Restate all of the entries exactly, dropping any pictures they hold.

━━━ Supplied records ━━━

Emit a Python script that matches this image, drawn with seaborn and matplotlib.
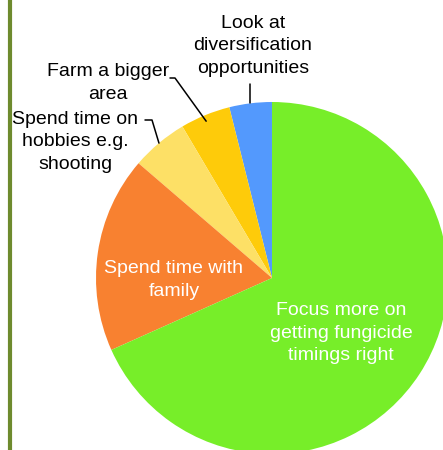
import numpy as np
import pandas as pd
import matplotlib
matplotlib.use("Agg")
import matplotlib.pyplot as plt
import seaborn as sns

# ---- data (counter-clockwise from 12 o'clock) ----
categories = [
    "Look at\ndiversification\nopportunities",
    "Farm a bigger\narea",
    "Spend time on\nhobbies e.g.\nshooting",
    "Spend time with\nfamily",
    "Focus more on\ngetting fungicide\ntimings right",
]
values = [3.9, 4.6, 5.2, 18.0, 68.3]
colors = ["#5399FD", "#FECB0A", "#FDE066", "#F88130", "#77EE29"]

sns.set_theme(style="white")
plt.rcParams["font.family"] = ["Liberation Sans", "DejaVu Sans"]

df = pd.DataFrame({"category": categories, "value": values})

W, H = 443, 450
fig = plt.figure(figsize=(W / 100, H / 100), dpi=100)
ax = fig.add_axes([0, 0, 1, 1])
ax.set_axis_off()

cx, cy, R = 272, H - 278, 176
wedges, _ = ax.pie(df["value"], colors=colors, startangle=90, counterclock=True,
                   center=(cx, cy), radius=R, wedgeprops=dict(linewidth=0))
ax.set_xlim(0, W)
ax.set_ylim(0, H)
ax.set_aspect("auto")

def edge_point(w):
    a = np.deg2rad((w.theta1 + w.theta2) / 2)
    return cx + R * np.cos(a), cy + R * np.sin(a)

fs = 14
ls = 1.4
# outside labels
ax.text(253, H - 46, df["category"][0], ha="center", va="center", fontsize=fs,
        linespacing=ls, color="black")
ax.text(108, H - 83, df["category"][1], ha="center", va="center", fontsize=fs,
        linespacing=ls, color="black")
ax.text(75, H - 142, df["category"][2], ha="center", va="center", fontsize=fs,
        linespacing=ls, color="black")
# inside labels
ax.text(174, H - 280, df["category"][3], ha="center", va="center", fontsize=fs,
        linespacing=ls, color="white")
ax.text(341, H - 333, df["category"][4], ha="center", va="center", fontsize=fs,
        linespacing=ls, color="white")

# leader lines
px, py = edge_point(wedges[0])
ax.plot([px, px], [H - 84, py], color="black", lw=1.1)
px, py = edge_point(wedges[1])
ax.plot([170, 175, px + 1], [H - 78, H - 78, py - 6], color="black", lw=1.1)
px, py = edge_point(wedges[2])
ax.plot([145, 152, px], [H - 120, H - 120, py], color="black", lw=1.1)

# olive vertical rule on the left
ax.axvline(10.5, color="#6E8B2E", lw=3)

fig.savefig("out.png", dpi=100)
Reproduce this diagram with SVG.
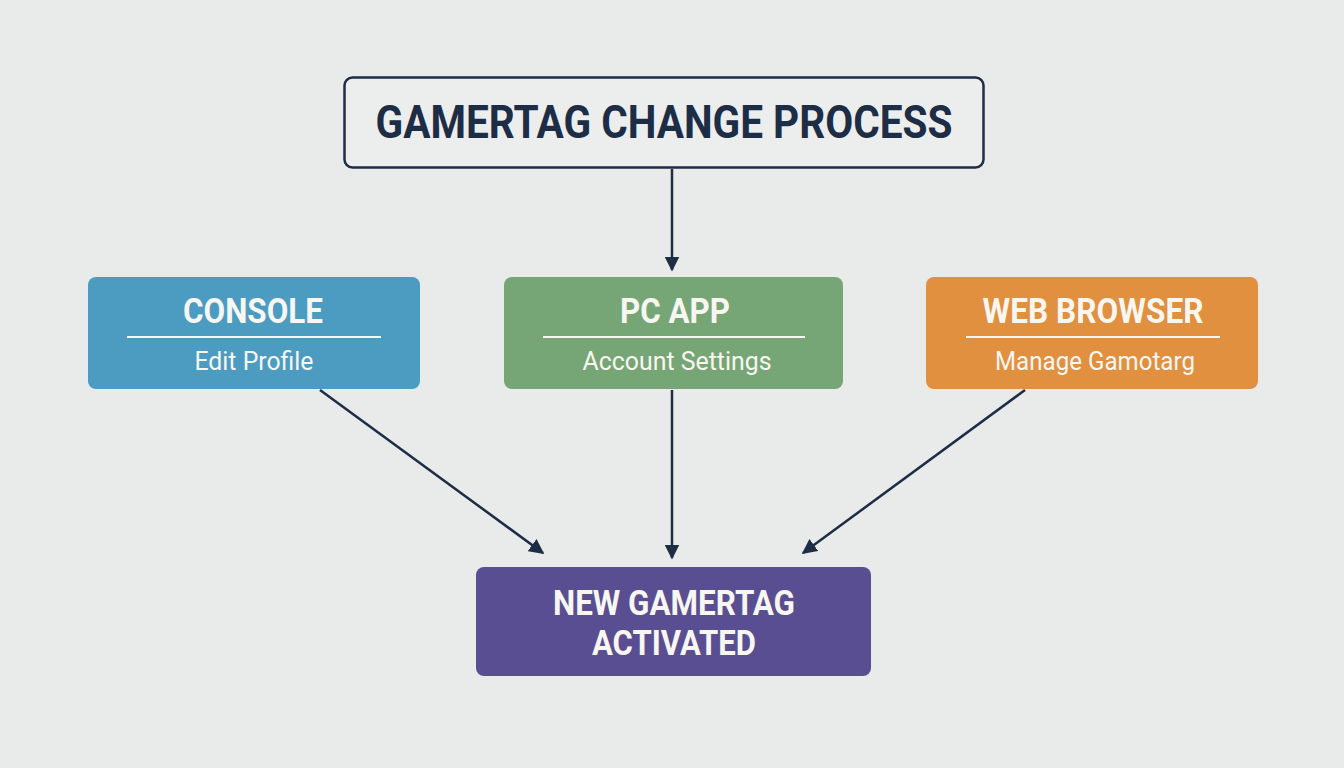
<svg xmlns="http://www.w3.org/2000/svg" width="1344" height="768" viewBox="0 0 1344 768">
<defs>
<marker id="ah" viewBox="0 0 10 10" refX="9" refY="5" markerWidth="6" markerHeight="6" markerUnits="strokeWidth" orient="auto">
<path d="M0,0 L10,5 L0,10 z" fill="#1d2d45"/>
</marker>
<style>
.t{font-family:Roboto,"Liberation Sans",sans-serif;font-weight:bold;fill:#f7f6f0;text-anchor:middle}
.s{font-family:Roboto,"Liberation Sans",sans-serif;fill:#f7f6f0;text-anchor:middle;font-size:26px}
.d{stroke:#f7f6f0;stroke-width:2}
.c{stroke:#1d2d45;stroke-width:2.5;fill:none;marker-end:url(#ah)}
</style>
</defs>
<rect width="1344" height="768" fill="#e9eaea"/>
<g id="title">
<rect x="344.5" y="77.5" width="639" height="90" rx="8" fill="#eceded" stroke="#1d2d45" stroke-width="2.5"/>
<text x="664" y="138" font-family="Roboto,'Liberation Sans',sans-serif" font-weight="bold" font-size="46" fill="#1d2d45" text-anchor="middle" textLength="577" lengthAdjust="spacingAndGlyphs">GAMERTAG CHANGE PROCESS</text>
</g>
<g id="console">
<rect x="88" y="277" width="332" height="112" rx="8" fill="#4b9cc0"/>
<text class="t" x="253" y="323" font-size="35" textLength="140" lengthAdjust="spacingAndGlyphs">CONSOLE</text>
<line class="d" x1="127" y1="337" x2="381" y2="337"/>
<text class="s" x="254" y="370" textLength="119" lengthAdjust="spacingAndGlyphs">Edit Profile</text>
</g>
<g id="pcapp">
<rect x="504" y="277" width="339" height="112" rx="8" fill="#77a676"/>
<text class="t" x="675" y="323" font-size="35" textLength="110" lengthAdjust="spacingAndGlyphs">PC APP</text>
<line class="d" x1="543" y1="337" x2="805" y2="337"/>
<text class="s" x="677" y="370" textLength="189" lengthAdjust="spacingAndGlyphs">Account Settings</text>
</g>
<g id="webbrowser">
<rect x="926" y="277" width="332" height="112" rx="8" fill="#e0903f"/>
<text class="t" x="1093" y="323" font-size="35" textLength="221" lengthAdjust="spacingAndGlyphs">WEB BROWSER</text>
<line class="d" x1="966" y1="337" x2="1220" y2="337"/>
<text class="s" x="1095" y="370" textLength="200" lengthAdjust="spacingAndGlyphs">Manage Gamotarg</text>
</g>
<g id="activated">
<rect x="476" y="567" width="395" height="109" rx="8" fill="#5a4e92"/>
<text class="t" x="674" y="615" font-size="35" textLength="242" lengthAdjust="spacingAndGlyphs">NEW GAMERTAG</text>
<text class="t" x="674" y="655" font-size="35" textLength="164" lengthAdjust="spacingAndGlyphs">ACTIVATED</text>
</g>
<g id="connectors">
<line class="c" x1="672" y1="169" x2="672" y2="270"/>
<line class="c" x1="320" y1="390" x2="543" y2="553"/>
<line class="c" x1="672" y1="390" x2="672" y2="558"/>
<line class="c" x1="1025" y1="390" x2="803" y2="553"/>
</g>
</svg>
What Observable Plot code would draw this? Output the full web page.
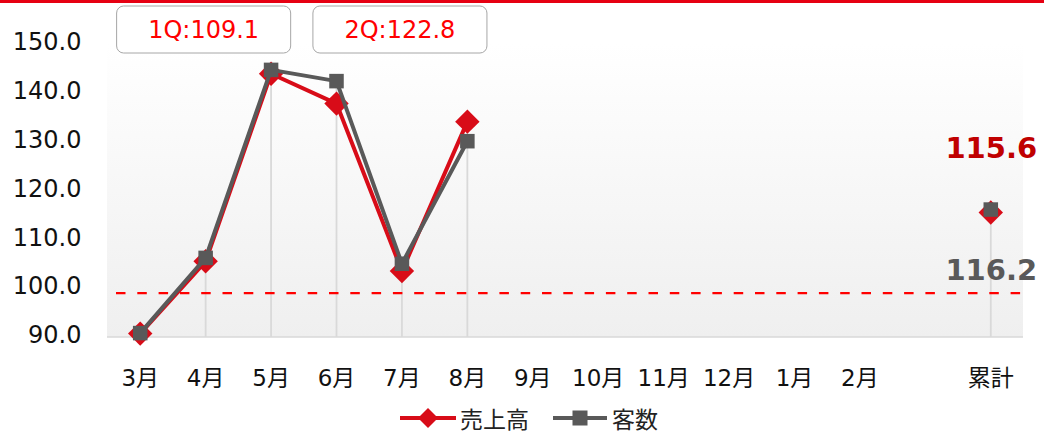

━━━

### Result of this task
Emit a Python script that matches this image, drawn with seaborn and matplotlib.
import numpy as np
import pandas as pd
import matplotlib
matplotlib.use("Agg")
import matplotlib.pyplot as plt
import seaborn as sns

# ---- data (counter-clockwise from 12 o'clock) ----
categories = [
    "Look at\ndiversification\nopportunities",
    "Farm a bigger\narea",
    "Spend time on\nhobbies e.g.\nshooting",
    "Spend time with\nfamily",
    "Focus more on\ngetting fungicide\ntimings right",
]
values = [3.9, 4.6, 5.2, 18.0, 68.3]
colors = ["#5399FD", "#FECB0A", "#FDE066", "#F88130", "#77EE29"]

sns.set_theme(style="white")
plt.rcParams["font.family"] = ["Liberation Sans", "DejaVu Sans"]

df = pd.DataFrame({"category": categories, "value": values})

W, H = 443, 450
fig = plt.figure(figsize=(W / 100, H / 100), dpi=100)
ax = fig.add_axes([0, 0, 1, 1])
ax.set_axis_off()

cx, cy, R = 272, H - 278, 176
wedges, _ = ax.pie(df["value"], colors=colors, startangle=90, counterclock=True,
                   center=(cx, cy), radius=R, wedgeprops=dict(linewidth=0))
ax.set_xlim(0, W)
ax.set_ylim(0, H)
ax.set_aspect("auto")

def edge_point(w):
    a = np.deg2rad((w.theta1 + w.theta2) / 2)
    return cx + R * np.cos(a), cy + R * np.sin(a)

fs = 14
ls = 1.4
# outside labels
ax.text(253, H - 46, df["category"][0], ha="center", va="center", fontsize=fs,
        linespacing=ls, color="black")
ax.text(108, H - 83, df["category"][1], ha="center", va="center", fontsize=fs,
        linespacing=ls, color="black")
ax.text(75, H - 142, df["category"][2], ha="center", va="center", fontsize=fs,
        linespacing=ls, color="black")
# inside labels
ax.text(174, H - 280, df["category"][3], ha="center", va="center", fontsize=fs,
        linespacing=ls, color="white")
ax.text(341, H - 333, df["category"][4], ha="center", va="center", fontsize=fs,
        linespacing=ls, color="white")

# leader lines
px, py = edge_point(wedges[0])
ax.plot([px, px], [H - 84, py], color="black", lw=1.1)
px, py = edge_point(wedges[1])
ax.plot([170, 175, px + 1], [H - 78, H - 78, py - 6], color="black", lw=1.1)
px, py = edge_point(wedges[2])
ax.plot([145, 152, px], [H - 120, H - 120, py], color="black", lw=1.1)

# olive vertical rule on the left
ax.axvline(10.5, color="#6E8B2E", lw=3)

fig.savefig("out.png", dpi=100)
Reproduce this diagram with SVG.
<svg xmlns="http://www.w3.org/2000/svg" width="1344" height="768" viewBox="0 0 1344 768">
<defs>
<marker id="ah" viewBox="0 0 10 10" refX="9" refY="5" markerWidth="6" markerHeight="6" markerUnits="strokeWidth" orient="auto">
<path d="M0,0 L10,5 L0,10 z" fill="#1d2d45"/>
</marker>
<style>
.t{font-family:Roboto,"Liberation Sans",sans-serif;font-weight:bold;fill:#f7f6f0;text-anchor:middle}
.s{font-family:Roboto,"Liberation Sans",sans-serif;fill:#f7f6f0;text-anchor:middle;font-size:26px}
.d{stroke:#f7f6f0;stroke-width:2}
.c{stroke:#1d2d45;stroke-width:2.5;fill:none;marker-end:url(#ah)}
</style>
</defs>
<rect width="1344" height="768" fill="#e9eaea"/>
<g id="title">
<rect x="344.5" y="77.5" width="639" height="90" rx="8" fill="#eceded" stroke="#1d2d45" stroke-width="2.5"/>
<text x="664" y="138" font-family="Roboto,'Liberation Sans',sans-serif" font-weight="bold" font-size="46" fill="#1d2d45" text-anchor="middle" textLength="577" lengthAdjust="spacingAndGlyphs">GAMERTAG CHANGE PROCESS</text>
</g>
<g id="console">
<rect x="88" y="277" width="332" height="112" rx="8" fill="#4b9cc0"/>
<text class="t" x="253" y="323" font-size="35" textLength="140" lengthAdjust="spacingAndGlyphs">CONSOLE</text>
<line class="d" x1="127" y1="337" x2="381" y2="337"/>
<text class="s" x="254" y="370" textLength="119" lengthAdjust="spacingAndGlyphs">Edit Profile</text>
</g>
<g id="pcapp">
<rect x="504" y="277" width="339" height="112" rx="8" fill="#77a676"/>
<text class="t" x="675" y="323" font-size="35" textLength="110" lengthAdjust="spacingAndGlyphs">PC APP</text>
<line class="d" x1="543" y1="337" x2="805" y2="337"/>
<text class="s" x="677" y="370" textLength="189" lengthAdjust="spacingAndGlyphs">Account Settings</text>
</g>
<g id="webbrowser">
<rect x="926" y="277" width="332" height="112" rx="8" fill="#e0903f"/>
<text class="t" x="1093" y="323" font-size="35" textLength="221" lengthAdjust="spacingAndGlyphs">WEB BROWSER</text>
<line class="d" x1="966" y1="337" x2="1220" y2="337"/>
<text class="s" x="1095" y="370" textLength="200" lengthAdjust="spacingAndGlyphs">Manage Gamotarg</text>
</g>
<g id="activated">
<rect x="476" y="567" width="395" height="109" rx="8" fill="#5a4e92"/>
<text class="t" x="674" y="615" font-size="35" textLength="242" lengthAdjust="spacingAndGlyphs">NEW GAMERTAG</text>
<text class="t" x="674" y="655" font-size="35" textLength="164" lengthAdjust="spacingAndGlyphs">ACTIVATED</text>
</g>
<g id="connectors">
<line class="c" x1="672" y1="169" x2="672" y2="270"/>
<line class="c" x1="320" y1="390" x2="543" y2="553"/>
<line class="c" x1="672" y1="390" x2="672" y2="558"/>
<line class="c" x1="1025" y1="390" x2="803" y2="553"/>
</g>
</svg>
What Observable Plot code would draw this? Output the full web page.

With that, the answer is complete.